Blog neighbor Doug Maurstad continues to marvel at the shifting stories from the Hyperion windbags who claim they can build a profitable oil refinery in his beloved Union County. He says that instead of supporting Texas pipe dreams, we'd be better off if we just lived more simply and used less gasoline.
Talk like that about frugality and self-reliance might get Doug in good with our governor, but it won't make friends in the oil industry. Conservation is the last thing the oil industry wants us to pursue. But conservation, along with energy efficiency and the search for alternative fuels, is a big part of why there hasn't been a market for a new oil refinery in the United States since the 1970s. Don't take it from Doug and me; take it from The Economist:
The refining business has suffered from chronic overcapacity, and thus weak margins, since the 1970s oil shocks, which led to a slump in the use of oil-based fuels for generating electricity and heating homes. A respite came in 2005-07, as a buoyant rich world and increasingly thirsty emerging economies boosted demand. But that was a high point that the rich world may not hit again. Demand for petrol in America has fallen, and may never regain its previous peak. Refining margins, having touched $4.50 a barrel, are down to one-tenth of that and still falling ["Refined Tastes," The Economist, 2011.04.07].

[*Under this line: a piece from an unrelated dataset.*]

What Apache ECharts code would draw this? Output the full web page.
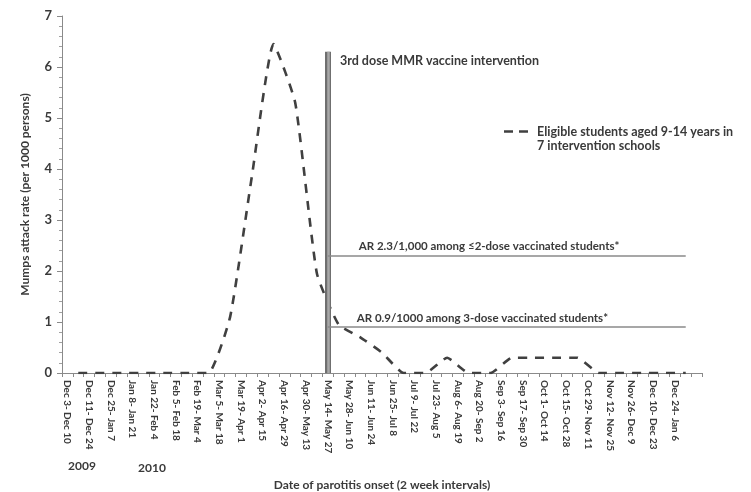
<!DOCTYPE html>
<html>
<head>
<meta charset="utf-8">
<script src="https://cdn.jsdelivr.net/npm/echarts@6/dist/echarts.min.js"></script>
<style>
  html, body { margin: 0; padding: 0; background: #ffffff; }
  #chart { width: 751px; height: 492px; }
</style>
</head>
<body>
<div id="chart"></div>
<script>
// Two-week onset periods (first one is a single week)
const periodLabels = [
  'Dec 3- Dec 10', 'Dec 11- Dec 24', 'Dec 25- Jan 7', 'Jan 8- Jan 21', 'Jan 22- Feb 4',
  'Feb 5- Feb 18', 'Feb 19- Mar 4', 'Mar 5- Mar 18', 'Mar 19- Apr 1', 'Apr 2- Apr 15',
  'Apr 16- Apr 29', 'Apr 30- May 13', 'May 14- May 27', 'May 28- Jun 10', 'Jun 11- Jun 24',
  'Jun 25- Jul 8', 'Jul 9- Jul 22', 'Jul 23- Aug 5', 'Aug 6- Aug 19', 'Aug 20- Sep 2',
  'Sep 3- Sep 16', 'Sep 17- Sep 30', 'Oct 1- Oct 14', 'Oct 15- Oct 28', 'Oct 29- Nov 11',
  'Nov 12- Nov 25', 'Nov 26- Dec 9', 'Dec 10- Dec 23', 'Dec 24- Jan 6'
];

// Mumps attack rate per 1000 persons, one value per period
const attackRate = [
  0, 0, 0, 0, 0, 0, 0, 1.1, 3.85, 6.45,
  5.3, 1.95, 0.95, 0.7, 0.4, 0, 0, 0.3, 0, 0,
  0.3, 0.3, 0.3, 0.3, 0, 0, 0, 0, 0
];

const seriesName = 'Eligible students aged 9-14 years in\n7 intervention schools';
const interventionPeriod = 'May 14- May 27';
const interventionTop = 6.3;
const arUpTo2Dose = 2.3;
const arThreeDose = 0.9;
const yearLabels = ['2009', '2010'];
const yTicks = [0, 1, 2, 3, 4, 5, 6, 7];

// Weekly slots: each period label sits on an even slot, its value on the following odd slot
const weekSlots = [];
const weekValues = [];
periodLabels.forEach((label, i) => {
  weekSlots.push(label);
  weekValues.push(null);
  weekSlots.push('');
  weekValues.push(attackRate[i]);
});
weekSlots.push('');
weekValues.push(null);
const lastValueSlot = weekSlots.length - 2;

const FONT = 'Lato';
const TEXT = '#3a3a3a';
const AXIS = '#8a8a8a';
const nameLines = seriesName.split('\n');

const chart = echarts.init(document.getElementById('chart'), null, { renderer: 'canvas' });

chart.setOption({
  animation: false,
  backgroundColor: '#ffffff',
  textStyle: { fontFamily: FONT },
  grid: { left: 62, right: 49, top: 16, bottom: 119, containLabel: false, outerBoundsMode: 'none' },
  legend: {
    left: 499,
    top: 120,
    orient: 'vertical',
    itemWidth: 24,
    itemHeight: 16,
    itemGap: 0,
    selectedMode: false,
    data: [{ name: seriesName, icon: 'path://M0,7 L9,7 L9,9.6 L0,9.6 Z M15,7 L24,7 L24,9.6 L15,9.6 Z' }],
    formatter: () => nameLines[0],
    itemStyle: { color: '#404040', borderWidth: 0 },
    lineStyle: { width: 0 },
    textStyle: { fontFamily: FONT, fontSize: 12.5, fontWeight: 'bold', color: TEXT, padding: [0, 0, 0, 4] }
  },
  xAxis: {
    type: 'category',
    data: weekSlots,
    boundaryGap: true,
    name: 'Date of parotitis onset (2 week intervals)',
    nameLocation: 'middle',
    nameGap: 106,
    nameTextStyle: { fontFamily: FONT, fontSize: 12, fontWeight: 'bold', color: TEXT },
    axisLine: { lineStyle: { color: AXIS, width: 1 } },
    axisTick: { show: true, interval: 0, length: 4, lineStyle: { color: AXIS } },
    axisLabel: {
      interval: 1,
      rotate: -90,
      margin: 7,
      fontFamily: FONT,
      fontSize: 10,
      fontWeight: 'bold',
      color: TEXT
    },
    splitLine: { show: false }
  },
  yAxis: {
    type: 'value',
    min: yTicks[0],
    max: yTicks[yTicks.length - 1],
    interval: 1,
    name: 'Mumps attack rate (per 1000 persons)',
    nameLocation: 'middle',
    nameGap: 31,
    nameTextStyle: { fontFamily: FONT, fontSize: 12, fontWeight: 'bold', color: TEXT },
    axisLine: { show: true, lineStyle: { color: AXIS, width: 1 } },
    axisTick: { show: true, length: 5, lineStyle: { color: AXIS } },
    minorTick: { show: true, splitNumber: 5, length: 3, lineStyle: { color: '#a0a0a0' } },
    axisLabel: { margin: 10, fontFamily: FONT, fontSize: 13, fontWeight: 'bold', color: TEXT },
    splitLine: { show: false }
  },
  series: [{
    name: seriesName,
    type: 'line',
    data: weekValues,
    connectNulls: true,
    smooth: 0.15,
    showSymbol: false,
    symbol: 'none',
    lineStyle: { color: '#404040', width: 2.6, type: [9, 8] },
    itemStyle: { color: '#404040' },
    z: 3,
    markLine: {
      silent: true,
      symbol: 'none',
      animation: false,
      data: [
        [
          { coord: [interventionPeriod, 0], lineStyle: { color: '#6f6f6f', width: 6, type: 'solid' }, label: { show: false } },
          { coord: [interventionPeriod, interventionTop] }
        ],
        [
          { coord: [interventionPeriod, 0], lineStyle: { color: '#a8a8a8', width: 2.5, type: 'solid' }, label: { show: false } },
          { coord: [interventionPeriod, interventionTop] }
        ],
        [
          {
            coord: [interventionPeriod, arUpTo2Dose],
            lineStyle: { color: '#8a8a8a', width: 1.5, type: 'solid' },
            label: {
              show: true, position: 'insideStartTop', distance: [31, 3],
              formatter: 'AR ' + arUpTo2Dose + '/1,000 among \u22642-dose vaccinated students*',
              fontFamily: FONT, fontSize: 11.5, fontWeight: 'bold', color: TEXT
            }
          },
          { coord: [lastValueSlot, arUpTo2Dose] }
        ],
        [
          {
            coord: [interventionPeriod, arThreeDose],
            lineStyle: { color: '#8a8a8a', width: 1.5, type: 'solid' },
            label: {
              show: true, position: 'insideStartTop', distance: [29, 3],
              formatter: 'AR ' + arThreeDose + '/1000 among 3-dose vaccinated students*',
              fontFamily: FONT, fontSize: 11.5, fontWeight: 'bold', color: TEXT
            }
          },
          { coord: [lastValueSlot, arThreeDose] }
        ]
      ]
    }
  }],
  graphic: [
    {
      type: 'text', left: 537, top: 139,
      style: { text: nameLines[1], font: 'bold 12.5px Lato', fill: TEXT }
    },
    {
      type: 'text', left: 340, top: 54,
      style: { text: '3rd dose MMR vaccine intervention', font: 'bold 12.5px Lato', fill: TEXT }
    },
    {
      type: 'text', left: 68, top: 460,
      style: { text: yearLabels[0], font: 'bold 12px Lato', fill: TEXT }
    },
    {
      type: 'text', left: 138, top: 462,
      style: { text: yearLabels[1], font: 'bold 12px Lato', fill: TEXT }
    }
  ]
});
</script>
</body>
</html>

The biggest obstacle to the Hyperion refinery is not the odd combination of tree-huggers like me and cranky codgers like Maurstad. It's not confounded Gaia-fetishizing environmental regulations. It's the market. The smart businessman refining oil in South Dakota would look for ways to hook his product into the really profitable expanding markets overseas, not into the stagnating domestic market. The really smart businessman wouldn't plunk his refinery in the middle of the continent in the first place; he'd build that refinery on the coast, as close to the big foreign buyers' boats as he could.
Hyperion's not happening, people, not in Union County. The market says so.